(What is expected)
Leave out all pictures and give back precisely the lines from the line with "Recreate this image as a Python" to the line with "import pandas as pd", including those two lines.

**** Dataset rows

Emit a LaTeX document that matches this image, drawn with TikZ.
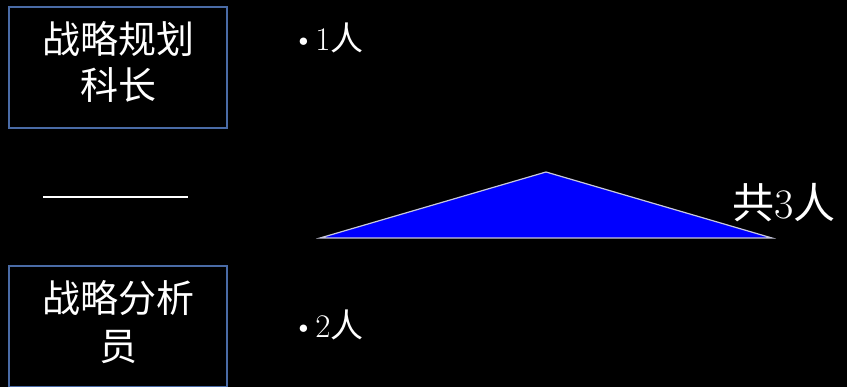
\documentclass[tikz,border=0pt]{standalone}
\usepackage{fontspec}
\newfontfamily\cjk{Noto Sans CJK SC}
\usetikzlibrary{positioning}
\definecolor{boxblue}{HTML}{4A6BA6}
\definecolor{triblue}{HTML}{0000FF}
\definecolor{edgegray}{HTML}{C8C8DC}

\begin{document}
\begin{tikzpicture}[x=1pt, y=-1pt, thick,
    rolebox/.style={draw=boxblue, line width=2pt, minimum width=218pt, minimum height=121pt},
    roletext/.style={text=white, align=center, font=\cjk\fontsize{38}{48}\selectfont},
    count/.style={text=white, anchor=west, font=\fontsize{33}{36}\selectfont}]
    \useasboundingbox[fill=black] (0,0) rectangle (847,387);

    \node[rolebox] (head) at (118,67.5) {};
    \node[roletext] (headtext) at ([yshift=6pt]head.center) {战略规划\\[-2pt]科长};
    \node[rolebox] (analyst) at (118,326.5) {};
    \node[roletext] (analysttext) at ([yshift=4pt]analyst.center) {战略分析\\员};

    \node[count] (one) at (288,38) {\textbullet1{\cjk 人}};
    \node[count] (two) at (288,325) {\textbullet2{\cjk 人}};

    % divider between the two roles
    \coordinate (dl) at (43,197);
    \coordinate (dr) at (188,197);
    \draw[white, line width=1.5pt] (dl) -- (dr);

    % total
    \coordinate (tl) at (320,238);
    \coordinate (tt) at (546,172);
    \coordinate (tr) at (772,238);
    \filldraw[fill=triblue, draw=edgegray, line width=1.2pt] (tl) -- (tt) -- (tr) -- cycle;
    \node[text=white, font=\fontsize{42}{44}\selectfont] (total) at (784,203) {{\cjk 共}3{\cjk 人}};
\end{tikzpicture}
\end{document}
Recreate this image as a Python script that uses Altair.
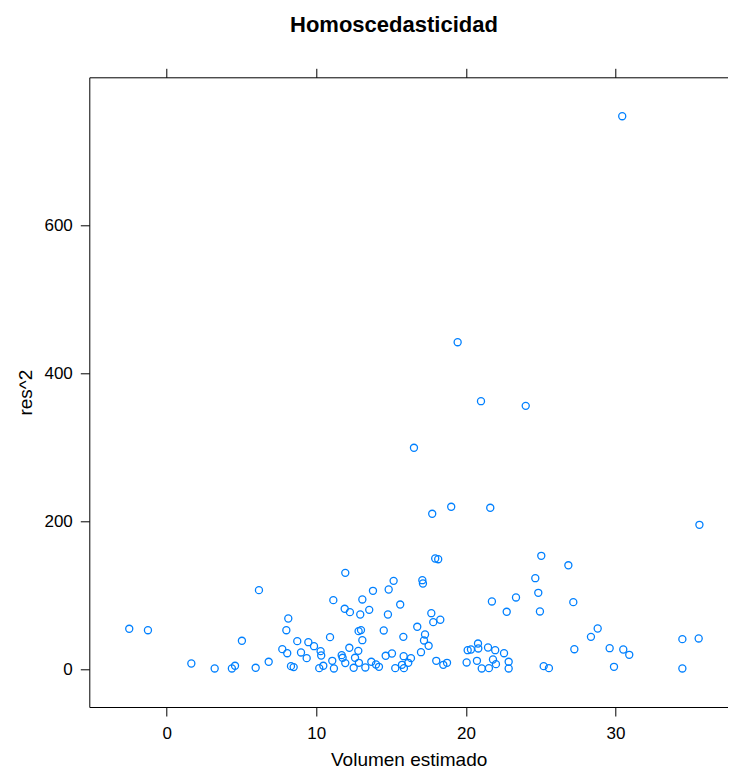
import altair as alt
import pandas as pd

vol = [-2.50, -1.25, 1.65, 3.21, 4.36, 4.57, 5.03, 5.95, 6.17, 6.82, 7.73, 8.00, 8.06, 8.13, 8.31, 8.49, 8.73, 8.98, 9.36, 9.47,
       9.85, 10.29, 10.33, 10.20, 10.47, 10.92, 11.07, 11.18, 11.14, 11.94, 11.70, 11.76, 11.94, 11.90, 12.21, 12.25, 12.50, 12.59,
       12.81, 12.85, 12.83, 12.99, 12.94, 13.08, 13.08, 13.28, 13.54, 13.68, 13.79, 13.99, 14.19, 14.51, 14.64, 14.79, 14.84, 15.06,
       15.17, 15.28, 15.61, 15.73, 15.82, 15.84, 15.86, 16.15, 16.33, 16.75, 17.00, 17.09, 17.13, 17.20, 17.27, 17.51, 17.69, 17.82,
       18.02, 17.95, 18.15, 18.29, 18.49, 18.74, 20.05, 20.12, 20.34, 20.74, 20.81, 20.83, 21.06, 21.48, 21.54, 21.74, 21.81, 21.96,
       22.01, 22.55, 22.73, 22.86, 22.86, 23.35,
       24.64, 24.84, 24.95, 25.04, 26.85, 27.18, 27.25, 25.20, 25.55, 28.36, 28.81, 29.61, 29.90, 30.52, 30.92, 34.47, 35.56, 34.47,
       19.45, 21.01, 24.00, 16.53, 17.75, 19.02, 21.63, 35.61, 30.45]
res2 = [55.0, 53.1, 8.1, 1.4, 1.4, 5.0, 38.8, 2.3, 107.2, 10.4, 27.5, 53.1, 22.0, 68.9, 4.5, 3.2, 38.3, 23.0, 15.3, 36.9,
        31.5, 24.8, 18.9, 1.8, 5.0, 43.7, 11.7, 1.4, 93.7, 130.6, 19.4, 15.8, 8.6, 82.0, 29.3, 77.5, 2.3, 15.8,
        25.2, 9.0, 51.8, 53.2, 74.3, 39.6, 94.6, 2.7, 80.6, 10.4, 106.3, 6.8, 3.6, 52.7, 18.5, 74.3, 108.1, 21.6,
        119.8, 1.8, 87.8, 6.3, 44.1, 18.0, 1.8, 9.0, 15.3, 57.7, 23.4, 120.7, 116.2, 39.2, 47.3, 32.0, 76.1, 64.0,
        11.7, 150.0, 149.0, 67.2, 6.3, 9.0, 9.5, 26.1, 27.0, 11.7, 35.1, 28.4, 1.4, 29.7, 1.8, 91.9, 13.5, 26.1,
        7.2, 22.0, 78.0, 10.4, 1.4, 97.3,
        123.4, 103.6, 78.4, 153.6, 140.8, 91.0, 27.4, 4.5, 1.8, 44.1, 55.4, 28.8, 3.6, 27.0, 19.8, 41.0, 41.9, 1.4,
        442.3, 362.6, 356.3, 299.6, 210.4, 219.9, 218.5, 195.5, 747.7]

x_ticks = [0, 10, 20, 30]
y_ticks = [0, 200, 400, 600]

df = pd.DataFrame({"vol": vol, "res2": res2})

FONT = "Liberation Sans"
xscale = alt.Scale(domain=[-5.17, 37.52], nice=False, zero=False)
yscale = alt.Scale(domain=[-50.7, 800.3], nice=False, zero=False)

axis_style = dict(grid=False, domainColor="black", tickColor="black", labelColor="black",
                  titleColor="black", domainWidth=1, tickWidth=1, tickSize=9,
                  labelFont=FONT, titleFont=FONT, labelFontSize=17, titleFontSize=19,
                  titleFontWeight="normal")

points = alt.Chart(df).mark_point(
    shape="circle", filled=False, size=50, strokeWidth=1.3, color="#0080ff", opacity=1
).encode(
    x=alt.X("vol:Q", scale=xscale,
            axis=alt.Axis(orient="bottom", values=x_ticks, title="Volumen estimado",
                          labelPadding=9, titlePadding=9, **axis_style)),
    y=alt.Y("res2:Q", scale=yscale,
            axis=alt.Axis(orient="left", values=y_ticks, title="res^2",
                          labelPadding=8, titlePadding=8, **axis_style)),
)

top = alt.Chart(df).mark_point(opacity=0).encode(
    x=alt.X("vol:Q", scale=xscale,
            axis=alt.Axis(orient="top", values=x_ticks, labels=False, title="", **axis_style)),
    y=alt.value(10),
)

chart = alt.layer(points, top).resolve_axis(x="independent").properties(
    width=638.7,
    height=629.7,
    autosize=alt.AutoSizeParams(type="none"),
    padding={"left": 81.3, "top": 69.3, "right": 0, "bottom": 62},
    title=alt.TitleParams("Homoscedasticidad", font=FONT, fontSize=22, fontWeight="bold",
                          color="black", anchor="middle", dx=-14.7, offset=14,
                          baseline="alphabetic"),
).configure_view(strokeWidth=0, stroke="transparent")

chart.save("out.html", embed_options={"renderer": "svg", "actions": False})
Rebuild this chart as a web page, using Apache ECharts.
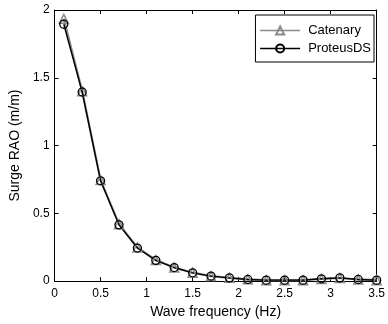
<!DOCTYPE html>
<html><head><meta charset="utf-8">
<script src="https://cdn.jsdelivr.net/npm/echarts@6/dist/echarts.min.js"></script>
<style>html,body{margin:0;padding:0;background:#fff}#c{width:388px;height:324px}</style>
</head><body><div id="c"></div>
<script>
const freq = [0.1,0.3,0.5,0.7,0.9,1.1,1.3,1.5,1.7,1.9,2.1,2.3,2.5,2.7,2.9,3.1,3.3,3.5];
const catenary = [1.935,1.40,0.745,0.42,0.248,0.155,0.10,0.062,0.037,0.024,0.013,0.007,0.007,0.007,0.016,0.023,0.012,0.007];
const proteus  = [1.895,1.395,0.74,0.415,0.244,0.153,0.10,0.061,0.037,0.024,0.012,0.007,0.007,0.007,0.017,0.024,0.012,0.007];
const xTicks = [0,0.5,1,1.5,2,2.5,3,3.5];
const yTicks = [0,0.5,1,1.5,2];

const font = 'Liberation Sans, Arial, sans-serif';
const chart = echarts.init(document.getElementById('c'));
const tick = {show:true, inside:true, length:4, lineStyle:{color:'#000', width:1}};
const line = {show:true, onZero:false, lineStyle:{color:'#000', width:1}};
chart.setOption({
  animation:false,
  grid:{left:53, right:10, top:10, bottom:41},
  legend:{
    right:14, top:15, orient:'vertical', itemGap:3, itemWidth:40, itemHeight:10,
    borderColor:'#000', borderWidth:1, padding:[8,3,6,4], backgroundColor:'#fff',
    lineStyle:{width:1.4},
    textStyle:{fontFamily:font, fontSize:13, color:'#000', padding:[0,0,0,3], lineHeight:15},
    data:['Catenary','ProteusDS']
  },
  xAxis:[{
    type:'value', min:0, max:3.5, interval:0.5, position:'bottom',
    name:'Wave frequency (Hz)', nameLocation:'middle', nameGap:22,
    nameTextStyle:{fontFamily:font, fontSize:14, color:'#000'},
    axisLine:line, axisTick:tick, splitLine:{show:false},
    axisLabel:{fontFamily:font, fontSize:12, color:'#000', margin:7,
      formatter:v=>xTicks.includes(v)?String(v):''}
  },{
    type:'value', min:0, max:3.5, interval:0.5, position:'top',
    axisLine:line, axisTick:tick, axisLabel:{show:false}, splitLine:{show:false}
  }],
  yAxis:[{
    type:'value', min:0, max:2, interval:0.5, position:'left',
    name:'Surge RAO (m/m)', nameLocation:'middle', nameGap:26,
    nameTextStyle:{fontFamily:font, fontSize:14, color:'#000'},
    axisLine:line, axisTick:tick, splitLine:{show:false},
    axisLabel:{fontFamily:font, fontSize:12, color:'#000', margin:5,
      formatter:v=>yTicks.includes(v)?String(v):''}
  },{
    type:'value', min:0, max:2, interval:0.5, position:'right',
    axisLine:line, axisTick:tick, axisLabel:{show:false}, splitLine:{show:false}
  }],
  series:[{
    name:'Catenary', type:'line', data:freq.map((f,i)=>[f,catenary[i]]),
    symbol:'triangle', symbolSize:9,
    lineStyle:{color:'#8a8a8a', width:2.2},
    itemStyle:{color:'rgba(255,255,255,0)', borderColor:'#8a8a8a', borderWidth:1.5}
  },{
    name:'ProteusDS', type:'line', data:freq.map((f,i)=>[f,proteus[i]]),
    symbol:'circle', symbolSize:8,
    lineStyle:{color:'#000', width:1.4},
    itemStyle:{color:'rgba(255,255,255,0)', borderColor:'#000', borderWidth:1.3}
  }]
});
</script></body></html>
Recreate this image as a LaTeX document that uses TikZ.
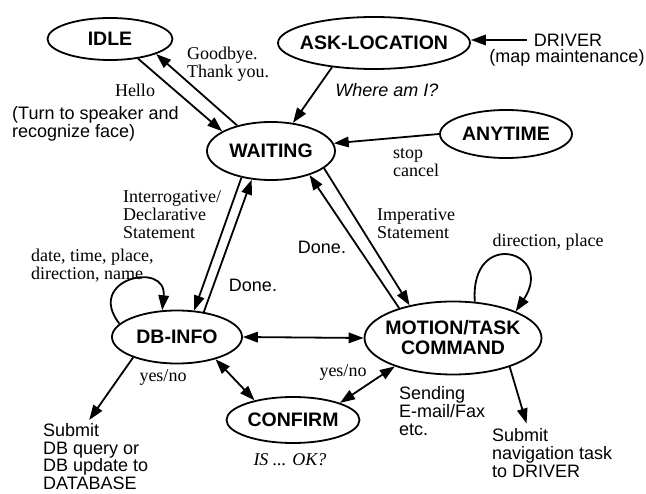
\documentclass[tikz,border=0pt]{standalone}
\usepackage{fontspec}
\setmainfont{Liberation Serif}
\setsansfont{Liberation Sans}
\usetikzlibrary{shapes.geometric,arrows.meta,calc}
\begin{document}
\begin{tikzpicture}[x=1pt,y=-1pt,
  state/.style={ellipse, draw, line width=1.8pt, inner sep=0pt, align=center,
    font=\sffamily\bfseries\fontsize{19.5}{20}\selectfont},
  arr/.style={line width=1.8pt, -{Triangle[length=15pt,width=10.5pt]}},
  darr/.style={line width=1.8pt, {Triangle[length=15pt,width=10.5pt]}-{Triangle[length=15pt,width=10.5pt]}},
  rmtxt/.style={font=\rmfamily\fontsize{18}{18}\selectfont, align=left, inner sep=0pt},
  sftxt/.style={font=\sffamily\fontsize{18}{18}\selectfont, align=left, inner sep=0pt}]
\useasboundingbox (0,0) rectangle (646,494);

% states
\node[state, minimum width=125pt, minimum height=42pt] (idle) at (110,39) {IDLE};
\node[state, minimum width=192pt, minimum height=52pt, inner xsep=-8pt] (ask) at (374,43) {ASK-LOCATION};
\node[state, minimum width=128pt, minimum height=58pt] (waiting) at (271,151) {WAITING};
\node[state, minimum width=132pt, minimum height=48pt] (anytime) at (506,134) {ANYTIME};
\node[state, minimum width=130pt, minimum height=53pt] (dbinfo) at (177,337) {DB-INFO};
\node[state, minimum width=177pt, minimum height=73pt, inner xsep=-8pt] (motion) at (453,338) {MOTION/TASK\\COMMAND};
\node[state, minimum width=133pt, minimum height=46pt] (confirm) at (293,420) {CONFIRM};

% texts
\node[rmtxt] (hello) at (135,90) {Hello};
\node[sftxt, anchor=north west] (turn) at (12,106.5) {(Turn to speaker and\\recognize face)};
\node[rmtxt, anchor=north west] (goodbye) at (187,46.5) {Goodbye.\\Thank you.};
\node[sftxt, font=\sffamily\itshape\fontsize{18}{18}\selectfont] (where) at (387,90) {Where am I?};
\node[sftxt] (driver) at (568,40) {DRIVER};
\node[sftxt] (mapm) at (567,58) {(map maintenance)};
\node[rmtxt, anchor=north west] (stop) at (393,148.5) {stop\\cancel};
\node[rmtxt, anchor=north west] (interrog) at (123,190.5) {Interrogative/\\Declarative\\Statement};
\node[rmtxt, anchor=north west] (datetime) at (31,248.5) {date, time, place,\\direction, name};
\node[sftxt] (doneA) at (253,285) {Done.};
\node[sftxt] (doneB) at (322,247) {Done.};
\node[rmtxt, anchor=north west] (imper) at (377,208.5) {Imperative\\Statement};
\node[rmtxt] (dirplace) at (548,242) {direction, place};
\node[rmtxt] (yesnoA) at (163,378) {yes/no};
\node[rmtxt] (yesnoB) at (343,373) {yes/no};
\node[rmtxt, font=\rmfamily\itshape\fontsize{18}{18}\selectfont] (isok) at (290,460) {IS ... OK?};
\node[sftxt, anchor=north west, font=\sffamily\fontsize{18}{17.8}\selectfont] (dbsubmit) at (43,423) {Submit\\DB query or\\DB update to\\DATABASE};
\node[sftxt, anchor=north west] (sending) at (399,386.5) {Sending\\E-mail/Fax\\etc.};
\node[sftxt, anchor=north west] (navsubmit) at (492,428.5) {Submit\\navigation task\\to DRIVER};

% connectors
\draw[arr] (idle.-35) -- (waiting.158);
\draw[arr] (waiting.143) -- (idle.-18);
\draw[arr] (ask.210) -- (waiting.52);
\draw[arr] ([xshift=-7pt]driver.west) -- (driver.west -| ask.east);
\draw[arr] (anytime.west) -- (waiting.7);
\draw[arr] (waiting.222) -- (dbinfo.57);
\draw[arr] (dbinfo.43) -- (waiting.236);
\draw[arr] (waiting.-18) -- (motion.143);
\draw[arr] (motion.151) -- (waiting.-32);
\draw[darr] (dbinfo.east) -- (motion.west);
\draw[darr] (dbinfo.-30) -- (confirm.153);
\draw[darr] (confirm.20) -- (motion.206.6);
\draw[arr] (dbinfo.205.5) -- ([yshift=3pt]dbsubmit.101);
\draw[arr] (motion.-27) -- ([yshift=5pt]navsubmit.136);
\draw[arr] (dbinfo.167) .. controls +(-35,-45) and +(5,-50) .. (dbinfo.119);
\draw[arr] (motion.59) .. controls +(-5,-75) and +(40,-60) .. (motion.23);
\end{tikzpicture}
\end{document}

********

(Exercise output)
Recreate this image as a Python script that uses Altair.
import altair as alt
import pandas as pd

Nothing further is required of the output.